— Data shown —
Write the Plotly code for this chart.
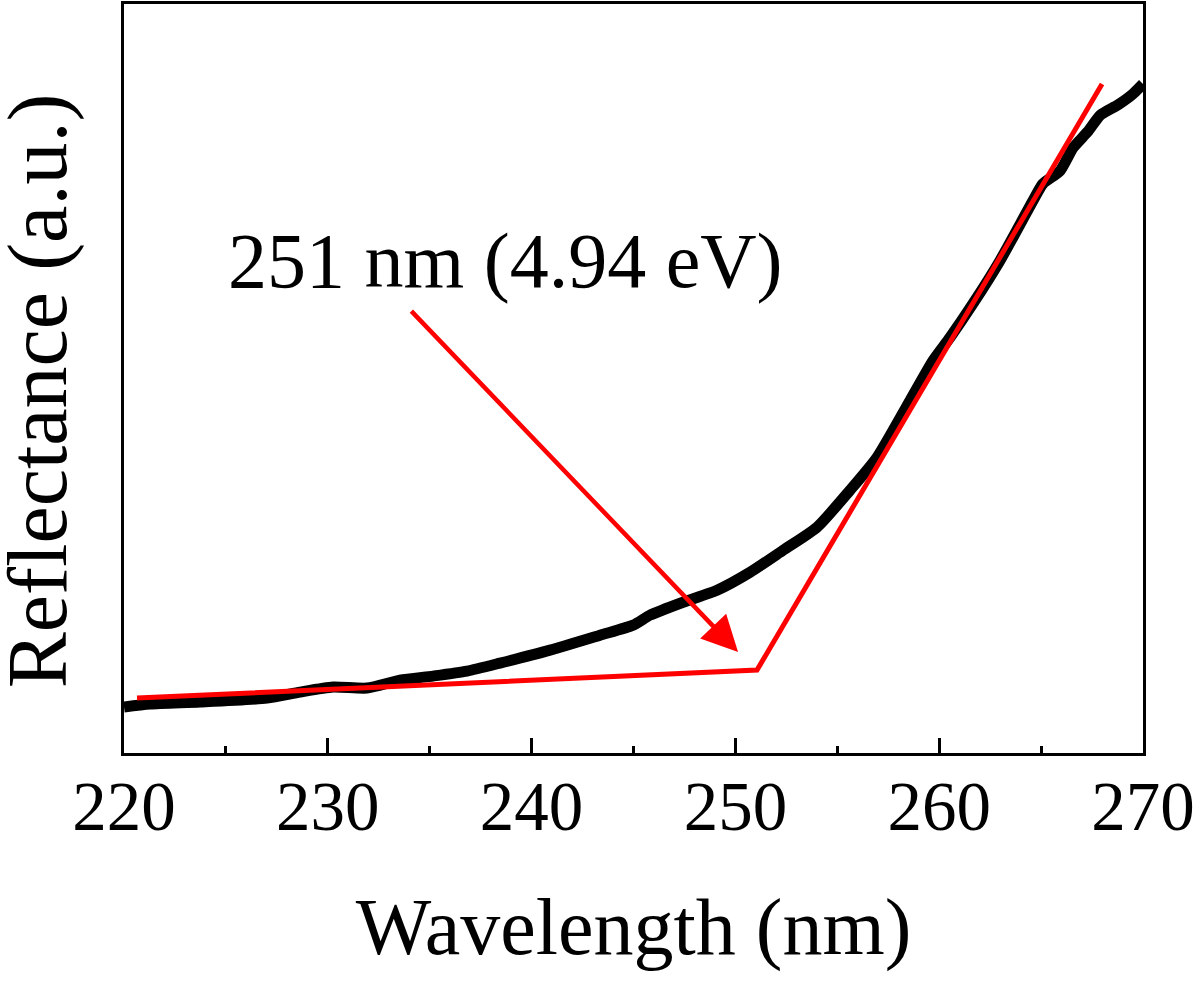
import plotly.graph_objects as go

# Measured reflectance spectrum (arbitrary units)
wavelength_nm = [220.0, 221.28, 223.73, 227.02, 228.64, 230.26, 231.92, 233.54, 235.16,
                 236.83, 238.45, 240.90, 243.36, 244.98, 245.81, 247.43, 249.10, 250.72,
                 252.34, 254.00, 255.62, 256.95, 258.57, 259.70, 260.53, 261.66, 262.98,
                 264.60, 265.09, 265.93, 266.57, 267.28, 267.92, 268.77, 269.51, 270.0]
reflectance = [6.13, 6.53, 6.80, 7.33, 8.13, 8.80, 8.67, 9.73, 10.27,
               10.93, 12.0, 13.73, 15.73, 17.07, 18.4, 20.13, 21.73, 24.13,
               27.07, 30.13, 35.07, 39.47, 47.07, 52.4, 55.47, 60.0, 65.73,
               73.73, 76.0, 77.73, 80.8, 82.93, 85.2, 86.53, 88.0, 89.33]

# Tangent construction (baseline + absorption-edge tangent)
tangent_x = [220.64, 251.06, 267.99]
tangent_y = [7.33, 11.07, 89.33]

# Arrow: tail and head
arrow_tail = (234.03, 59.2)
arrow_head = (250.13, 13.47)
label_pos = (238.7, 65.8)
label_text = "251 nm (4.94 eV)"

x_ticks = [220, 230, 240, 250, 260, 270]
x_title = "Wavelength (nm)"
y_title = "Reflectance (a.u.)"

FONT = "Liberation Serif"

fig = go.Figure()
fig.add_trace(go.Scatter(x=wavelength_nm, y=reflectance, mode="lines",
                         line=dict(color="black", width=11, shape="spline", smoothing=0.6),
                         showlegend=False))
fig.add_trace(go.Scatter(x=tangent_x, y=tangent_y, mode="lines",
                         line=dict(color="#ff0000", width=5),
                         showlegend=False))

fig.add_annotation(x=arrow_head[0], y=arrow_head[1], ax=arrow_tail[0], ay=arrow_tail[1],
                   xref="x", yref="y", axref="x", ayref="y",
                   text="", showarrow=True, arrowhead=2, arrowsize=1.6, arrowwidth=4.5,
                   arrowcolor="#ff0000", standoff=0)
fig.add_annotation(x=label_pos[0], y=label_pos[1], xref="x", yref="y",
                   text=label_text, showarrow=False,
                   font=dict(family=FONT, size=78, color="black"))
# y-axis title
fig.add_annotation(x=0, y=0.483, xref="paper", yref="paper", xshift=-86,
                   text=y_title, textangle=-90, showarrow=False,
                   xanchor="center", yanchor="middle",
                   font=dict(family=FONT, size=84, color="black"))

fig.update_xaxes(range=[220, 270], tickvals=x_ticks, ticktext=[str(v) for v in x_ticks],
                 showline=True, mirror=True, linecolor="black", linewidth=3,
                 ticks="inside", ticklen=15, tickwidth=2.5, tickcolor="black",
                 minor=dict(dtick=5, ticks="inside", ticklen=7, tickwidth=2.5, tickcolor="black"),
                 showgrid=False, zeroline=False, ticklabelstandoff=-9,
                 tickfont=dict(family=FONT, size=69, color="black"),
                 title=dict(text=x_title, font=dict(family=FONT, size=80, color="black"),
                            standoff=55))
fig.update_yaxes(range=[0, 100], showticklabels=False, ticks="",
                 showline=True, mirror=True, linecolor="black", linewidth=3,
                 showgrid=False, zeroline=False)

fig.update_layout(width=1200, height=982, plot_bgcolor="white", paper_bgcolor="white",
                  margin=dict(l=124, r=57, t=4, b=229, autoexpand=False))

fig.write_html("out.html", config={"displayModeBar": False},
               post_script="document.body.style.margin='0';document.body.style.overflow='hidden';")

— Given task —
Extract, word for word, each line from the top of the data down to and including the line with "import plotly.graph_objects as go"; skip the pictures.

— Task result —
Write the Plotly code for this chart.
import plotly.graph_objects as go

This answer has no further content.